Pictures stay out of the copy; restate everything else in the material exactly.

· · ·

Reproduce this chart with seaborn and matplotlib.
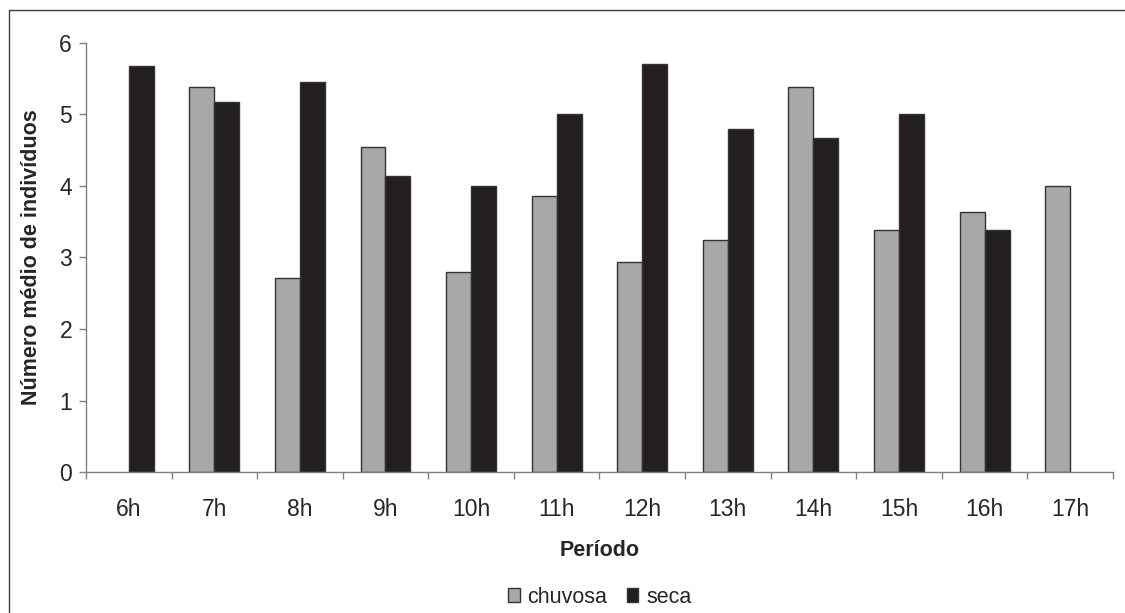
import matplotlib
matplotlib.use('Agg')
import numpy as np
import pandas as pd
import matplotlib.pyplot as plt
from matplotlib.lines import Line2D
import seaborn as sns

periods = ['6h', '7h', '8h', '9h', '10h', '11h', '12h', '13h', '14h', '15h', '16h', '17h']
# no bar drawn for 6h (chuvosa) and 17h (seca)
chuvosa = [np.nan, 5.39, 2.71, 4.55, 2.80, 3.86, 2.93, 3.25, 5.39, 3.39, 3.63, 4.00]
seca = [5.68, 5.17, 5.46, 4.14, 4.00, 5.00, 5.70, 4.80, 4.67, 5.00, 3.39, np.nan]
seasons = ['chuvosa', 'seca']
colors = {'chuvosa': '#a8a8a8', 'seca': '#231f20'}

df = pd.DataFrame({
    'periodo': periods * 2,
    'valor': chuvosa + seca,
    'estacao': ['chuvosa'] * len(periods) + ['seca'] * len(periods),
})

sns.set_theme(style='white')
plt.rcParams['font.family'] = ['Liberation Sans', 'DejaVu Sans']

fig = plt.figure(figsize=(11.25, 6.13), dpi=100)
ax = fig.add_axes([0.0764, 0.2300, 0.9129, 0.6999])

sns.barplot(data=df, x='periodo', y='valor', hue='estacao', hue_order=seasons,
            order=periods, palette=colors, width=0.584, errorbar=None,
            edgecolor='#333333', linewidth=1, saturation=1, ax=ax)

ax.set_xlim(-0.5, len(periods) - 0.5)
ax.set_ylim(0, 6)
ax.set_yticks(range(0, 7))
ax.tick_params(axis='y', which='major', length=5, width=1, color='#808080',
               direction='out', labelsize=16.5, pad=5, left=True)
ax.set_xticks(np.arange(len(periods)))
ax.set_xticklabels(periods)
ax.set_xticks(np.arange(-0.5, len(periods)), minor=True)
ax.tick_params(axis='x', which='major', length=0, labelsize=16.5, pad=19)
ax.tick_params(axis='x', which='minor', length=5, width=1, color='#808080',
               direction='out', bottom=True)

for side in ['top', 'right']:
    ax.spines[side].set_visible(False)
for side in ['left', 'bottom']:
    ax.spines[side].set_color('#808080')
    ax.spines[side].set_linewidth(1)

ax.set_ylabel('Número médio de indivíduos', fontsize=15.5, fontweight='bold')
ax.yaxis.set_label_coords(-0.0428, 0.5)
ax.set_xlabel('Período', fontsize=15.5, fontweight='bold')
ax.xaxis.set_label_coords(0.5, -0.1585)

handles, labels = ax.get_legend_handles_labels()
if ax.get_legend() is not None:
    ax.get_legend().remove()
fig.legend(handles, labels, loc='center', bbox_to_anchor=(0.533, 0.026),
           ncol=2, frameon=False, fontsize=15.5, handlelength=0.55, handleheight=0.6,
           handletextpad=0.35, columnspacing=0.9)

# chart area border (cut at right and bottom in the original)
fig.add_artist(Line2D([9 / 1125, 1], [1 - 10 / 613] * 2, transform=fig.transFigure,
                      color='#404040', lw=1))
fig.add_artist(Line2D([9 / 1125] * 2, [0, 1 - 10 / 613], transform=fig.transFigure,
                      color='#404040', lw=1))

fig.savefig('out.png', dpi=100)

· · ·

**Result below:**
Reproduce this chart with seaborn and matplotlib.
import matplotlib
matplotlib.use('Agg')
import numpy as np
import pandas as pd
import matplotlib.pyplot as plt
from matplotlib.lines import Line2D
import seaborn as sns

periods = ['6h', '7h', '8h', '9h', '10h', '11h', '12h', '13h', '14h', '15h', '16h', '17h']
# no bar drawn for 6h (chuvosa) and 17h (seca)
chuvosa = [np.nan, 5.39, 2.71, 4.55, 2.80, 3.86, 2.93, 3.25, 5.39, 3.39, 3.63, 4.00]
seca = [5.68, 5.17, 5.46, 4.14, 4.00, 5.00, 5.70, 4.80, 4.67, 5.00, 3.39, np.nan]
seasons = ['chuvosa', 'seca']
colors = {'chuvosa': '#a8a8a8', 'seca': '#231f20'}

df = pd.DataFrame({
    'periodo': periods * 2,
    'valor': chuvosa + seca,
    'estacao': ['chuvosa'] * len(periods) + ['seca'] * len(periods),
})

sns.set_theme(style='white')
plt.rcParams['font.family'] = ['Liberation Sans', 'DejaVu Sans']

fig = plt.figure(figsize=(11.25, 6.13), dpi=100)
ax = fig.add_axes([0.0764, 0.2300, 0.9129, 0.6999])

sns.barplot(data=df, x='periodo', y='valor', hue='estacao', hue_order=seasons,
            order=periods, palette=colors, width=0.584, errorbar=None,
            edgecolor='#333333', linewidth=1, saturation=1, ax=ax)

ax.set_xlim(-0.5, len(periods) - 0.5)
ax.set_ylim(0, 6)
ax.set_yticks(range(0, 7))
ax.tick_params(axis='y', which='major', length=5, width=1, color='#808080',
               direction='out', labelsize=16.5, pad=5, left=True)
ax.set_xticks(np.arange(len(periods)))
ax.set_xticklabels(periods)
ax.set_xticks(np.arange(-0.5, len(periods)), minor=True)
ax.tick_params(axis='x', which='major', length=0, labelsize=16.5, pad=19)
ax.tick_params(axis='x', which='minor', length=5, width=1, color='#808080',
               direction='out', bottom=True)

for side in ['top', 'right']:
    ax.spines[side].set_visible(False)
for side in ['left', 'bottom']:
    ax.spines[side].set_color('#808080')
    ax.spines[side].set_linewidth(1)

ax.set_ylabel('Número médio de indivíduos', fontsize=15.5, fontweight='bold')
ax.yaxis.set_label_coords(-0.0428, 0.5)
ax.set_xlabel('Período', fontsize=15.5, fontweight='bold')
ax.xaxis.set_label_coords(0.5, -0.1585)

handles, labels = ax.get_legend_handles_labels()
if ax.get_legend() is not None:
    ax.get_legend().remove()
fig.legend(handles, labels, loc='center', bbox_to_anchor=(0.533, 0.026),
           ncol=2, frameon=False, fontsize=15.5, handlelength=0.55, handleheight=0.6,
           handletextpad=0.35, columnspacing=0.9)

# chart area border (cut at right and bottom in the original)
fig.add_artist(Line2D([9 / 1125, 1], [1 - 10 / 613] * 2, transform=fig.transFigure,
                      color='#404040', lw=1))
fig.add_artist(Line2D([9 / 1125] * 2, [0, 1 - 10 / 613], transform=fig.transFigure,
                      color='#404040', lw=1))

fig.savefig('out.png', dpi=100)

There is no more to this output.